Martin Amis showed his mettle in the very first list of best young British novelists with an excerpt from Money, a novel that literally jumped back and forth between America and Britain and their influences. Now, forty years later, America seems to be dominating Britain’s writers. But perhaps this is too simplistic. After all, the nationalities, settings, and influences in this collection range globally and represent the diversity of a modern cosmopolitan Britain. Indeed, the list’s diversity has received much praise, and rightly so, as there is no doubt that each writer included is of such superior quality as to clearly belong there. A lack of cohesion amongst them may just be the price for this diversity, yet it is hard not to miss that sense of a collected generation, rather than just a collection of writers.
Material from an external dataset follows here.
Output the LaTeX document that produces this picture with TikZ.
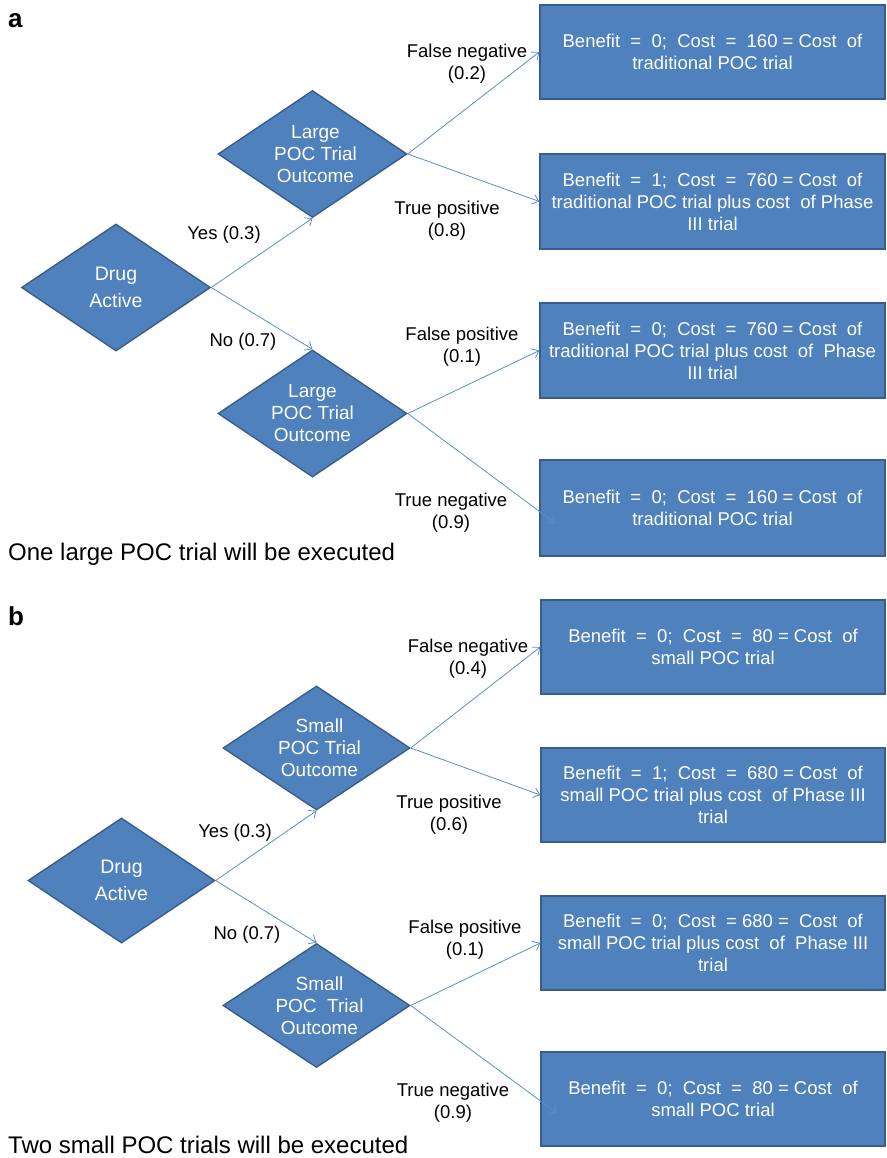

These are ‘unreaderly times’ as Freeman declares, and has been proved by Granta’s own recent implosion, with Freeman’s own and all major staff’s resignation after pressure from the owner over the magazine’s failure to turn a profit. These are frighteningly new times as well. Whether this list proves as accurate at identifying the writers of the future only time will tell, but if this list shows that things have changed, it also shows that there will always be fantastic writers, regardless.